[start]

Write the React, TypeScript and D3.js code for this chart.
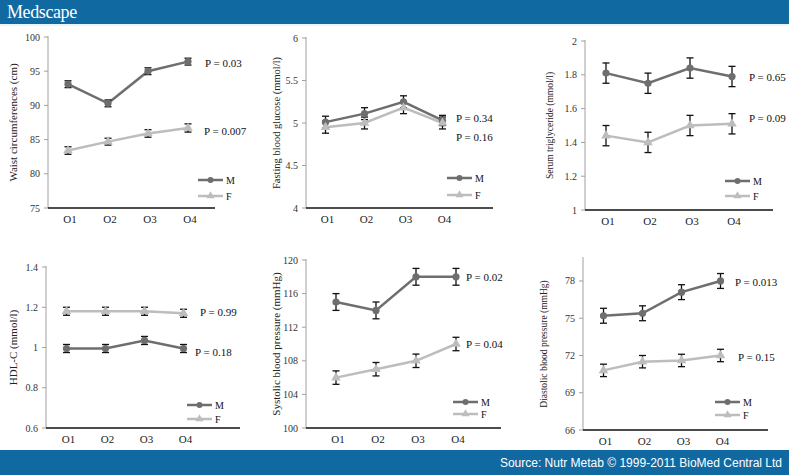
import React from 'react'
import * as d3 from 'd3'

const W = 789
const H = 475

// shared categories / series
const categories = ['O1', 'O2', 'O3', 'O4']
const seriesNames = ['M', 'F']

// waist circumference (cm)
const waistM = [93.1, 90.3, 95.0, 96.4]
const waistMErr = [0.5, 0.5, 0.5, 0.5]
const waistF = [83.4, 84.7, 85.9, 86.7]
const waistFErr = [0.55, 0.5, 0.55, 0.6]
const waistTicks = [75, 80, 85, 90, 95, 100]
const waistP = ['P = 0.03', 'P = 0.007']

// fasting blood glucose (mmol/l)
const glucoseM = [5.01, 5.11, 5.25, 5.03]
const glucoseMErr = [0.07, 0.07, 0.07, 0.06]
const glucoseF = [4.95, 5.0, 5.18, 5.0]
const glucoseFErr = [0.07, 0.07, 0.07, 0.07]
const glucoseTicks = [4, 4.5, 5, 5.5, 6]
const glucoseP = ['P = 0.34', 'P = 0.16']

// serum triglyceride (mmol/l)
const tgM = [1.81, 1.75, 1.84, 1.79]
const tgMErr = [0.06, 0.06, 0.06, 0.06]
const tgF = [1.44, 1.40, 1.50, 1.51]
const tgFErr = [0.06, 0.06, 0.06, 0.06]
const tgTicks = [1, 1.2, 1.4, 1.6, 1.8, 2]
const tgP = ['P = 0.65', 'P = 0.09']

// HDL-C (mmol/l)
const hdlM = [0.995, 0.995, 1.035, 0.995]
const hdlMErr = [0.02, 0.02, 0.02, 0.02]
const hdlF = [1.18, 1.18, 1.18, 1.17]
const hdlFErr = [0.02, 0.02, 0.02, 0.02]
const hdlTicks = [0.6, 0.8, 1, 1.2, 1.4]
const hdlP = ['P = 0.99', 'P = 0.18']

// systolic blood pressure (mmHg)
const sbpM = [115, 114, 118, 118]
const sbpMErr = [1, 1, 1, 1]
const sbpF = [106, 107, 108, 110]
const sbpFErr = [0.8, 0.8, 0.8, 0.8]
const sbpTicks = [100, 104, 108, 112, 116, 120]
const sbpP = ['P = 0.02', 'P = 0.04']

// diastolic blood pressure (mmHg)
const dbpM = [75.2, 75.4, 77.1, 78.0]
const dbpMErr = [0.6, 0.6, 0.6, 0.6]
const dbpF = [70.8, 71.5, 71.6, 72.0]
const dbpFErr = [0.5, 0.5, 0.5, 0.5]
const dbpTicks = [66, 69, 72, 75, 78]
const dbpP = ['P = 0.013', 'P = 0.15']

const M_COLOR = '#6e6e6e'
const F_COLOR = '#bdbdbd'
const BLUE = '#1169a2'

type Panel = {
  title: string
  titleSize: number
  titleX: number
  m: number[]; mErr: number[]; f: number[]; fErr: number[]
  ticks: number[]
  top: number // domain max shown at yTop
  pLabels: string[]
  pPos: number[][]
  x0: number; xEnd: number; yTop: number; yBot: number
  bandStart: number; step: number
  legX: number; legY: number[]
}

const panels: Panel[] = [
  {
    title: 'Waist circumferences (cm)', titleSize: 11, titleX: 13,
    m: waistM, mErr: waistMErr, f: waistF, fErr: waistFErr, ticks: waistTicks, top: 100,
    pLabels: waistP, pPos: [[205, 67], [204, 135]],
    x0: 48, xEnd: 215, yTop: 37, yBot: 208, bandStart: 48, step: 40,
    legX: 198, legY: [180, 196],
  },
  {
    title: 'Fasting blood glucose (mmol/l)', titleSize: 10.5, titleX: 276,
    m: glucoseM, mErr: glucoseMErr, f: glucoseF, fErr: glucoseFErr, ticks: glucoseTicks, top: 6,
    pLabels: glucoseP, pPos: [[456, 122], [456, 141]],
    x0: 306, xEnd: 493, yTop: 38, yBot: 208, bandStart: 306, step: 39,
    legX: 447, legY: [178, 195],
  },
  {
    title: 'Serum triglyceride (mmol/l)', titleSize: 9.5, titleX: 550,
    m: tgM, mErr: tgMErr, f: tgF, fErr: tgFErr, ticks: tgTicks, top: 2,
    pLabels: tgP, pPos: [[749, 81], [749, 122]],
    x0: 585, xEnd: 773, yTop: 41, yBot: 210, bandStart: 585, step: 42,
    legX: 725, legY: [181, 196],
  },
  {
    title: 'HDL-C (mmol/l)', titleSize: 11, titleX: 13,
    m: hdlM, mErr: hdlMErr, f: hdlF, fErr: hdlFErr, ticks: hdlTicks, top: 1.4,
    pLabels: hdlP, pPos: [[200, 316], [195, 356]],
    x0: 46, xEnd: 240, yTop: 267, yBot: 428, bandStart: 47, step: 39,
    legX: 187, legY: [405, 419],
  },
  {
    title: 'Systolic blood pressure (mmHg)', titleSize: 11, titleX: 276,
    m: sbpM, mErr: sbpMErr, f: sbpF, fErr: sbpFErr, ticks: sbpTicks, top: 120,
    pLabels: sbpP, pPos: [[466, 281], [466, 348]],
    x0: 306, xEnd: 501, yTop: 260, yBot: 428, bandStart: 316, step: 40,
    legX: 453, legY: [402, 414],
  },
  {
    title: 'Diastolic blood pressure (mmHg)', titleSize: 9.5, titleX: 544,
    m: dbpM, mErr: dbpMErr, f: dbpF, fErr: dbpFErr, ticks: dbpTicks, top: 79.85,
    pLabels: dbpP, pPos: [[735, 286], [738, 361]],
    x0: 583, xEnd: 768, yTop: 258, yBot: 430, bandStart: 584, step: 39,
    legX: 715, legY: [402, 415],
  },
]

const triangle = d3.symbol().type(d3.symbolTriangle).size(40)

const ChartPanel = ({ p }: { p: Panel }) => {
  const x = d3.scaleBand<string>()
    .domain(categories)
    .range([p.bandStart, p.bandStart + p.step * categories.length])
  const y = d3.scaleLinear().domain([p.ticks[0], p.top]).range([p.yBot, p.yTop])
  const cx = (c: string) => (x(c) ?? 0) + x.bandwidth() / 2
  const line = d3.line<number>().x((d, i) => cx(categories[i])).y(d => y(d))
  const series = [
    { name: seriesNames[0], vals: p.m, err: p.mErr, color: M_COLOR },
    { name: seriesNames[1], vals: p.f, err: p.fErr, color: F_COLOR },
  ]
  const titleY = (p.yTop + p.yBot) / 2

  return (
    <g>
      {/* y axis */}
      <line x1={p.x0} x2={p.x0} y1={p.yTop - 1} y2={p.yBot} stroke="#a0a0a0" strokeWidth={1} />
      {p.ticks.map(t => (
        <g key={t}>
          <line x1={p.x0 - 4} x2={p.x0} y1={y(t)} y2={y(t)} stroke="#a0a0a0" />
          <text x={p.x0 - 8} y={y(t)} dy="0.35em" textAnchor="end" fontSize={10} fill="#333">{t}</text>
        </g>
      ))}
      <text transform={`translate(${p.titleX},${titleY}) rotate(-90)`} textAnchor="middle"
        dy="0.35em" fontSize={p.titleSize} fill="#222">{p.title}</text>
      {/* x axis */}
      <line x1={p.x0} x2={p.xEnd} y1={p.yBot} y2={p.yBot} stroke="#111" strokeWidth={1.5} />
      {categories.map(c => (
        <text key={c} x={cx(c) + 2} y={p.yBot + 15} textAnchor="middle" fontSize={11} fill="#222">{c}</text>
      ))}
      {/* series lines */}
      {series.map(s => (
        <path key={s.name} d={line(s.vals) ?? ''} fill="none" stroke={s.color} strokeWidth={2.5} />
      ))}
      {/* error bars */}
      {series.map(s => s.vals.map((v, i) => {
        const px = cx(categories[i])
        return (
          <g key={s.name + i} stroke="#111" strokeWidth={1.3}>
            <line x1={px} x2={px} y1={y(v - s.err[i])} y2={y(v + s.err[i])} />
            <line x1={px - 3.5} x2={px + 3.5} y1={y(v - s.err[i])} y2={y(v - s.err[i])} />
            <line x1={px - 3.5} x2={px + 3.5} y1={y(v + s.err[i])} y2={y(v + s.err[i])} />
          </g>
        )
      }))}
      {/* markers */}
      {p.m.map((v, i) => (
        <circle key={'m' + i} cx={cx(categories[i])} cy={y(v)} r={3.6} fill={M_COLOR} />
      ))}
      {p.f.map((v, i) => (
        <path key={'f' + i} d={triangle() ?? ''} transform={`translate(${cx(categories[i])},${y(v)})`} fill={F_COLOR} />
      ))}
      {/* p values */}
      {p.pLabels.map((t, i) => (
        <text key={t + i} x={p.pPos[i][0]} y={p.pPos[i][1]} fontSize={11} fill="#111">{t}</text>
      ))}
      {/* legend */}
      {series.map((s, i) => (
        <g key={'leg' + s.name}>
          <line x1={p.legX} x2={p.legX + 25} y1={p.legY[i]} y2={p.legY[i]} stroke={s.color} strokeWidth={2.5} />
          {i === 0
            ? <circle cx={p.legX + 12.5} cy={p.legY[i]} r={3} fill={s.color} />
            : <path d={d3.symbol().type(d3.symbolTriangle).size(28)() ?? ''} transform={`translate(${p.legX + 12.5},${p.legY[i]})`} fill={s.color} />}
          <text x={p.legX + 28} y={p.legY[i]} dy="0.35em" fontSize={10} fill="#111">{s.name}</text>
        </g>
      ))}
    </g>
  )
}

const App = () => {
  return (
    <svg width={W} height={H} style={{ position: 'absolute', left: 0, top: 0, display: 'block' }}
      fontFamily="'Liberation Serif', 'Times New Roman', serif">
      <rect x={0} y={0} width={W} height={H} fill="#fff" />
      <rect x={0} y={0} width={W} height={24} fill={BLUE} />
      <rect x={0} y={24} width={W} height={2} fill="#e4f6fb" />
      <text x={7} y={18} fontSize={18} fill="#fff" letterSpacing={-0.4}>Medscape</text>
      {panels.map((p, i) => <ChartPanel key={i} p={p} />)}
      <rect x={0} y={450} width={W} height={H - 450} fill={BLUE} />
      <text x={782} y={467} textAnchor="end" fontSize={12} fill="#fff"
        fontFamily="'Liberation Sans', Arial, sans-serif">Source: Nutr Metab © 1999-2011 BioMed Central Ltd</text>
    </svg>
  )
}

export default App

[end]

EXERCISE INSTRUCTIONS: Give again exactly the lines running from the beginning of the material above through the line that contains "const glucoseP = ['P = 0.34', 'P = 0.16']", and leave out every picture.

FULL OUTPUT:
Write the React, TypeScript and D3.js code for this chart.
import React from 'react'
import * as d3 from 'd3'

const W = 789
const H = 475

// shared categories / series
const categories = ['O1', 'O2', 'O3', 'O4']
const seriesNames = ['M', 'F']

// waist circumference (cm)
const waistM = [93.1, 90.3, 95.0, 96.4]
const waistMErr = [0.5, 0.5, 0.5, 0.5]
const waistF = [83.4, 84.7, 85.9, 86.7]
const waistFErr = [0.55, 0.5, 0.55, 0.6]
const waistTicks = [75, 80, 85, 90, 95, 100]
const waistP = ['P = 0.03', 'P = 0.007']

// fasting blood glucose (mmol/l)
const glucoseM = [5.01, 5.11, 5.25, 5.03]
const glucoseMErr = [0.07, 0.07, 0.07, 0.06]
const glucoseF = [4.95, 5.0, 5.18, 5.0]
const glucoseFErr = [0.07, 0.07, 0.07, 0.07]
const glucoseTicks = [4, 4.5, 5, 5.5, 6]
const glucoseP = ['P = 0.34', 'P = 0.16']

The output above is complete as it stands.